Stored data
========

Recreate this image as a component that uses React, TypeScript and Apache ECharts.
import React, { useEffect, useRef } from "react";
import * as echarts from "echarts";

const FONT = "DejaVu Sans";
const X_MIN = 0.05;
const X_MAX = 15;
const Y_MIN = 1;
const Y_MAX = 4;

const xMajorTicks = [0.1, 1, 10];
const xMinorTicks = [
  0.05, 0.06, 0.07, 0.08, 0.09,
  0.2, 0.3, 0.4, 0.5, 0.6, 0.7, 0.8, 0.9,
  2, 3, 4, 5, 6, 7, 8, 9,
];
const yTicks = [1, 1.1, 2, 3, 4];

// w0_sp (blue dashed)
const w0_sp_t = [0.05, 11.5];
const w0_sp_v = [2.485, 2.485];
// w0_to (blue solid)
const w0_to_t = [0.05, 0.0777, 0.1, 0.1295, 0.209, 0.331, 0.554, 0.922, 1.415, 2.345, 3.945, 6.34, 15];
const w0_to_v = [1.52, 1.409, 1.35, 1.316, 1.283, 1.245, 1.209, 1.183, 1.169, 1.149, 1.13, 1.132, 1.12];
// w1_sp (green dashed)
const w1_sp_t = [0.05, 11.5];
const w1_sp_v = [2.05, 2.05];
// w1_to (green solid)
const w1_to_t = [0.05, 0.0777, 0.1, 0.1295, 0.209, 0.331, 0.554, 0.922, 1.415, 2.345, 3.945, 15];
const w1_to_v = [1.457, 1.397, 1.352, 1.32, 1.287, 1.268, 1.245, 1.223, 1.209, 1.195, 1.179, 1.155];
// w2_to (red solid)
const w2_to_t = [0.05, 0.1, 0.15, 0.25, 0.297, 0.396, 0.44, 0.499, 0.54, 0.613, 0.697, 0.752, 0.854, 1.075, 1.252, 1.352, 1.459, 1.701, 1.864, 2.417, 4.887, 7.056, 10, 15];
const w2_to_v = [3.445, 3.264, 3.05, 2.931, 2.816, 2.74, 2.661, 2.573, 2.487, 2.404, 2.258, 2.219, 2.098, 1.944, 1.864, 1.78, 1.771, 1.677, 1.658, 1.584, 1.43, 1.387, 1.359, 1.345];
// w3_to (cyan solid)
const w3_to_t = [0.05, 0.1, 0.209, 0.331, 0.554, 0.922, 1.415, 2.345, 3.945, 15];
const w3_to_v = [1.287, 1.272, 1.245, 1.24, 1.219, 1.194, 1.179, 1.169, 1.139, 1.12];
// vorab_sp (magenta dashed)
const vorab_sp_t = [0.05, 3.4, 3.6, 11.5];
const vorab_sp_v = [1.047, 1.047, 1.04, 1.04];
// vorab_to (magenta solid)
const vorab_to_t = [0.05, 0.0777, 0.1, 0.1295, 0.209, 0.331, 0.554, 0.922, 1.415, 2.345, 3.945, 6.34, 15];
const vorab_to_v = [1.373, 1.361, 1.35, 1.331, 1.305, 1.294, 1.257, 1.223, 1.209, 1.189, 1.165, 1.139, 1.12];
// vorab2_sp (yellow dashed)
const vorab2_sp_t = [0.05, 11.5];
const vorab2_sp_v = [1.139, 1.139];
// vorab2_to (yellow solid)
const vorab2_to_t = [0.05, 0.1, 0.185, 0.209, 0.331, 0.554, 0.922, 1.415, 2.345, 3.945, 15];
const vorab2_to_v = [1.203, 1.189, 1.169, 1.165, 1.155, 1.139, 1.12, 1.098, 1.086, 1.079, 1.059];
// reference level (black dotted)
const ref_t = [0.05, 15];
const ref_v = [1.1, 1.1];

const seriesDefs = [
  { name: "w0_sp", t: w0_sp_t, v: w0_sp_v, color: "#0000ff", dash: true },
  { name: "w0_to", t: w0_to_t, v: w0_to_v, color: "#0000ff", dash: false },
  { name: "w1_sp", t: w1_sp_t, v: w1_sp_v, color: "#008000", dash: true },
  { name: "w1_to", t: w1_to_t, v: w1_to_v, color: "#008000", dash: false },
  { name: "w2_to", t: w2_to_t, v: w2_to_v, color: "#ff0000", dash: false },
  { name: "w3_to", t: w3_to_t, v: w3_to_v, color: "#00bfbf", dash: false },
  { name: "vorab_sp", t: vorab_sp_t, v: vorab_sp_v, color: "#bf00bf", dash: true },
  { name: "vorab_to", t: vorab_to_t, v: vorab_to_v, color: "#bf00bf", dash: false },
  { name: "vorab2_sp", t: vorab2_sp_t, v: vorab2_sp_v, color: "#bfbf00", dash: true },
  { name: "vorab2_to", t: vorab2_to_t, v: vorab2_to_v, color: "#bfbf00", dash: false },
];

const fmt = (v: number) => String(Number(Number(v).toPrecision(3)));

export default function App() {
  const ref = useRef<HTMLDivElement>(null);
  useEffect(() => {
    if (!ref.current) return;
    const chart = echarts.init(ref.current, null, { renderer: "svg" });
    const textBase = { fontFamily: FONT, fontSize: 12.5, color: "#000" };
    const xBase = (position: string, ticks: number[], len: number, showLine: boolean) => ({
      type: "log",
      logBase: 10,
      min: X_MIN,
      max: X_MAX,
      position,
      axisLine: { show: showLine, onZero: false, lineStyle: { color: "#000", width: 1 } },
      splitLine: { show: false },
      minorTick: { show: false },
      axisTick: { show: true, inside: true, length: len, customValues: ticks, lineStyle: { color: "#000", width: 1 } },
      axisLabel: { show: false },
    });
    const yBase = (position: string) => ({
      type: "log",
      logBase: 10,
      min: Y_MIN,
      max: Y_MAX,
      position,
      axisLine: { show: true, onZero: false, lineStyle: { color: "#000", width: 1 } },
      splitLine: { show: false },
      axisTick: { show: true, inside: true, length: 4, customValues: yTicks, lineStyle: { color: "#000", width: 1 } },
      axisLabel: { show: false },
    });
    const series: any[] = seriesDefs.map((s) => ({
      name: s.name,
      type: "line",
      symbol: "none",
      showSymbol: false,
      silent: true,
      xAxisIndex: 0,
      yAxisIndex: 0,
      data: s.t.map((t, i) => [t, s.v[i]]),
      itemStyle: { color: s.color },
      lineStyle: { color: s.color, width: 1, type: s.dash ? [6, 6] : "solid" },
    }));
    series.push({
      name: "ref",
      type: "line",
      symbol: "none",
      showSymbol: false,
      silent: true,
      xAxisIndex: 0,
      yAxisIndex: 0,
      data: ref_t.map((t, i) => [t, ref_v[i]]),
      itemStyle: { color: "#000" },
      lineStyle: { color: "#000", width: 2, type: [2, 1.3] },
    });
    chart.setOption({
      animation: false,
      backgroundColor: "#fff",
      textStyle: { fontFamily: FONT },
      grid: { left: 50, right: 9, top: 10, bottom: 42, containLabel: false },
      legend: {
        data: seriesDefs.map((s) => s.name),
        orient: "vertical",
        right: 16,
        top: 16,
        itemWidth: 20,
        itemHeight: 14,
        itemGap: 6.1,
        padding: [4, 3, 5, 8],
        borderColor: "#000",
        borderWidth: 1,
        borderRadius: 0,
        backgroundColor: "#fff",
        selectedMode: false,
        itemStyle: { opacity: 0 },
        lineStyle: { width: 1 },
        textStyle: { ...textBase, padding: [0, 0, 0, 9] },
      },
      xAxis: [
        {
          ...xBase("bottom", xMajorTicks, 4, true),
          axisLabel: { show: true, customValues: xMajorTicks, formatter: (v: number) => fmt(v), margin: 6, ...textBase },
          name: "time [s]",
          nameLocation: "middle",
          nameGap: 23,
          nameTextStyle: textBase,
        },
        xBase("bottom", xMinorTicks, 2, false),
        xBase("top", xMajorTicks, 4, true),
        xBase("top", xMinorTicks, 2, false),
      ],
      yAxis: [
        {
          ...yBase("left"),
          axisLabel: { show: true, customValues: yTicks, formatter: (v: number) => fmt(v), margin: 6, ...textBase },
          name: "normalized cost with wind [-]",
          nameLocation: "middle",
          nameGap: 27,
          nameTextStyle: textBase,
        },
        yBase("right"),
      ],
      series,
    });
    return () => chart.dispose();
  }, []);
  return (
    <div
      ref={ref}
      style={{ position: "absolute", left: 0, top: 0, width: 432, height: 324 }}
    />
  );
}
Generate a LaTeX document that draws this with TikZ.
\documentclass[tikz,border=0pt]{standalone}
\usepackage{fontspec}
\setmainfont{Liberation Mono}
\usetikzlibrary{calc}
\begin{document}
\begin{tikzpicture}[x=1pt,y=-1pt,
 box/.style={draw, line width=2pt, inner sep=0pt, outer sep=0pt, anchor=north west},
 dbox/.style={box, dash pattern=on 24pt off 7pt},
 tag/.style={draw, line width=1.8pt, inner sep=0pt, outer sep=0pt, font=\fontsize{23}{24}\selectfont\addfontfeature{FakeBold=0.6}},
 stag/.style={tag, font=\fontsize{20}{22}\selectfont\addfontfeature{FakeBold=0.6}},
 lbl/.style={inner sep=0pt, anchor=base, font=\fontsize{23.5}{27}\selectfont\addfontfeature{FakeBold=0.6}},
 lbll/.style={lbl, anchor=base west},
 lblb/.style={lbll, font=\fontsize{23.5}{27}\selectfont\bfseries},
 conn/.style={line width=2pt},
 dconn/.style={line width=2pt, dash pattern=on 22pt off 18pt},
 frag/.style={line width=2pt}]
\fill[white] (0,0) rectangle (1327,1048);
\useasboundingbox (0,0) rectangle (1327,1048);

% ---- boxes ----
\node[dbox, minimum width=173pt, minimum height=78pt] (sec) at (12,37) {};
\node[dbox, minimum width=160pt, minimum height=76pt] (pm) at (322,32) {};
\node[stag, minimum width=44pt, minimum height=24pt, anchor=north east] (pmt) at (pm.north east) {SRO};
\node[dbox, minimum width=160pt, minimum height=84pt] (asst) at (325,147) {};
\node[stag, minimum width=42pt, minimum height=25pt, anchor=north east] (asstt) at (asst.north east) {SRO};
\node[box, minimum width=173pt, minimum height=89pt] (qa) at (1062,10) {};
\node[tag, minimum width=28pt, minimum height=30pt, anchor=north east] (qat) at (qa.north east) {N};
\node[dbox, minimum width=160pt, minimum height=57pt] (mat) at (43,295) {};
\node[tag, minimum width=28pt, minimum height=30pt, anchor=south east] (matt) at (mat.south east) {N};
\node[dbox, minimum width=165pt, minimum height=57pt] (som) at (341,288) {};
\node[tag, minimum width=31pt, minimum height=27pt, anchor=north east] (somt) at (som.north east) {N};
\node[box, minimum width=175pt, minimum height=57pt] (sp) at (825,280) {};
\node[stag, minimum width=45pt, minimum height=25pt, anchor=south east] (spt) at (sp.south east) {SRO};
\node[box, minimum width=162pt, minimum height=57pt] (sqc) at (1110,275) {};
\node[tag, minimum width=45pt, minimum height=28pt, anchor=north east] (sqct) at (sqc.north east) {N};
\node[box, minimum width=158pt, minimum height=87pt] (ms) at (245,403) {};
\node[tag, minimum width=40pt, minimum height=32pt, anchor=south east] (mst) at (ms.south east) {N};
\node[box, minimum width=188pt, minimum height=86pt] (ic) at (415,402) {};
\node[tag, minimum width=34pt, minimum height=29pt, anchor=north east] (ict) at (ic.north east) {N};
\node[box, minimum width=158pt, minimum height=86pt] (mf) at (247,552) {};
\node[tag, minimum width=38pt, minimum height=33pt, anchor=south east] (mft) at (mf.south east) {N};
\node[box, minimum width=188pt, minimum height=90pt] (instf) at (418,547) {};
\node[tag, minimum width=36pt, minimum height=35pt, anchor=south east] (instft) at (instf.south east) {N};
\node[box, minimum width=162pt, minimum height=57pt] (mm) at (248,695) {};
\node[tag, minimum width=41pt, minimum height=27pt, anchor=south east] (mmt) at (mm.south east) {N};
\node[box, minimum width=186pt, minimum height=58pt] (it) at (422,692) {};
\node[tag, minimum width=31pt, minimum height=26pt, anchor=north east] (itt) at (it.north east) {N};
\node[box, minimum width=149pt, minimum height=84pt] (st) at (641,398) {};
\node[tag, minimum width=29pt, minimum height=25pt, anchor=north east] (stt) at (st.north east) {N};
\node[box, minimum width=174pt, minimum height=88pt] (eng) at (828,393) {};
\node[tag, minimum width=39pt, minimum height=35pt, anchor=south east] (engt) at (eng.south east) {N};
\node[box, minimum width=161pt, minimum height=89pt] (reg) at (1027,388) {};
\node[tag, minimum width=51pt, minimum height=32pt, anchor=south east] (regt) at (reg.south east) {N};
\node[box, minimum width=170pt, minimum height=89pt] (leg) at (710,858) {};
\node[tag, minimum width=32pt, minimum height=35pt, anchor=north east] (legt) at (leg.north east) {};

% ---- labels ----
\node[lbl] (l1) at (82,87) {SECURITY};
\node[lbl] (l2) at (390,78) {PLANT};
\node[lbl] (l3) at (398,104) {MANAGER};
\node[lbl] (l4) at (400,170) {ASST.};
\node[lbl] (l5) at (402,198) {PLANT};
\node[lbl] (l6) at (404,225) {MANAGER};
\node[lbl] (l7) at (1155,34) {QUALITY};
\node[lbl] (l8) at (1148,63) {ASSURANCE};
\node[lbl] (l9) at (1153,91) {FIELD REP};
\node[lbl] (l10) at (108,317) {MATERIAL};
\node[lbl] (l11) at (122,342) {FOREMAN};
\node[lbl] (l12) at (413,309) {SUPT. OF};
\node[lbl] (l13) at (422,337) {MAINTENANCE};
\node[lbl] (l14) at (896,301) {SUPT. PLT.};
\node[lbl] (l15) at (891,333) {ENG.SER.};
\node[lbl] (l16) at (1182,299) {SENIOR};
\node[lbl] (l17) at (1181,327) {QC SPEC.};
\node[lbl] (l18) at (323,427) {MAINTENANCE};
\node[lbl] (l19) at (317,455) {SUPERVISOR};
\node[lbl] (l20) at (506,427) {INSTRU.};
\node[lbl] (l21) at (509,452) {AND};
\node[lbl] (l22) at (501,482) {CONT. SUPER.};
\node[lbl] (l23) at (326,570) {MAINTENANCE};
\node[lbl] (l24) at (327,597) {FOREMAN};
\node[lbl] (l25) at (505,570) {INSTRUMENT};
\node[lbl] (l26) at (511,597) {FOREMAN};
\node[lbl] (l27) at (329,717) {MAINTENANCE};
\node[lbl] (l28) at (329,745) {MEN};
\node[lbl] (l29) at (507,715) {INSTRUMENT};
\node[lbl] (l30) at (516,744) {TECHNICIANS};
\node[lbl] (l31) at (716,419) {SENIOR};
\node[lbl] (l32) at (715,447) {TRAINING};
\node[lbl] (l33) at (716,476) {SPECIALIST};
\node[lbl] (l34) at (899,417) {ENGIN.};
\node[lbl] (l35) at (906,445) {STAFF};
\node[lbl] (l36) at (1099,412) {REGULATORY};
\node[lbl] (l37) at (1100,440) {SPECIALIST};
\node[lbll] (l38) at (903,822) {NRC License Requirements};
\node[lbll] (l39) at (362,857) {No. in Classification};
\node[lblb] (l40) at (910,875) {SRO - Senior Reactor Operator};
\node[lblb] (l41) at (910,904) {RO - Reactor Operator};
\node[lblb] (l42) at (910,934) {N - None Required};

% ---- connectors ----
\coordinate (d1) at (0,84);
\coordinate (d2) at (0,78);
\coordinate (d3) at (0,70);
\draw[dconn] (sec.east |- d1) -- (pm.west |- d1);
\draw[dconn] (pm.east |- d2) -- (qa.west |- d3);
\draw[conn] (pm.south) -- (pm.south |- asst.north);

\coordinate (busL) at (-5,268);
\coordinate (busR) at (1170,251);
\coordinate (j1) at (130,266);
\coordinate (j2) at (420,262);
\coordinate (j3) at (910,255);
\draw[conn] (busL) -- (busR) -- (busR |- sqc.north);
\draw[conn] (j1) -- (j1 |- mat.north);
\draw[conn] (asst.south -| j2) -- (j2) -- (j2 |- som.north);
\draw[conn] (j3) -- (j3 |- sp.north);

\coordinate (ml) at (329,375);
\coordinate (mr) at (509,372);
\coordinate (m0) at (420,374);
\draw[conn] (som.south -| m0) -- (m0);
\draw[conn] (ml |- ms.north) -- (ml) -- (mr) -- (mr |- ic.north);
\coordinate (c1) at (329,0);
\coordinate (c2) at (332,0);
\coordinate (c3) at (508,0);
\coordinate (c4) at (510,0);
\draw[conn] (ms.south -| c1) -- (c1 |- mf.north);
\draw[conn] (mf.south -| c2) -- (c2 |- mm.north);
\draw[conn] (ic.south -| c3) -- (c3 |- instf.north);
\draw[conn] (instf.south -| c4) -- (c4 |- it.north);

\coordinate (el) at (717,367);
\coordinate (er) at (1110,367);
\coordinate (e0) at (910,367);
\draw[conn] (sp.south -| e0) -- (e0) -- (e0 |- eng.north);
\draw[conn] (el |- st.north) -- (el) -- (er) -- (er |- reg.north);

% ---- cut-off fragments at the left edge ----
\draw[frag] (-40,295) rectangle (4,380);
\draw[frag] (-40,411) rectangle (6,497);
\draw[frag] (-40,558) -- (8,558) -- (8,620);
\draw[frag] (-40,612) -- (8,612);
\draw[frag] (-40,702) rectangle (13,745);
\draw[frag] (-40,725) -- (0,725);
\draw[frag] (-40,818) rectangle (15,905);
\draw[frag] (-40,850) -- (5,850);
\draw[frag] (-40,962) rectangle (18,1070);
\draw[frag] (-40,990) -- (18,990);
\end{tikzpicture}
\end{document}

========

Task brief
Verbatim output is expected for the lines from the start of the data to the line in which "const Y_MAX = 4;" appears, both included.

Solution to this task
Recreate this image as a component that uses React, TypeScript and Apache ECharts.
import React, { useEffect, useRef } from "react";
import * as echarts from "echarts";

const FONT = "DejaVu Sans";
const X_MIN = 0.05;
const X_MAX = 15;
const Y_MIN = 1;
const Y_MAX = 4;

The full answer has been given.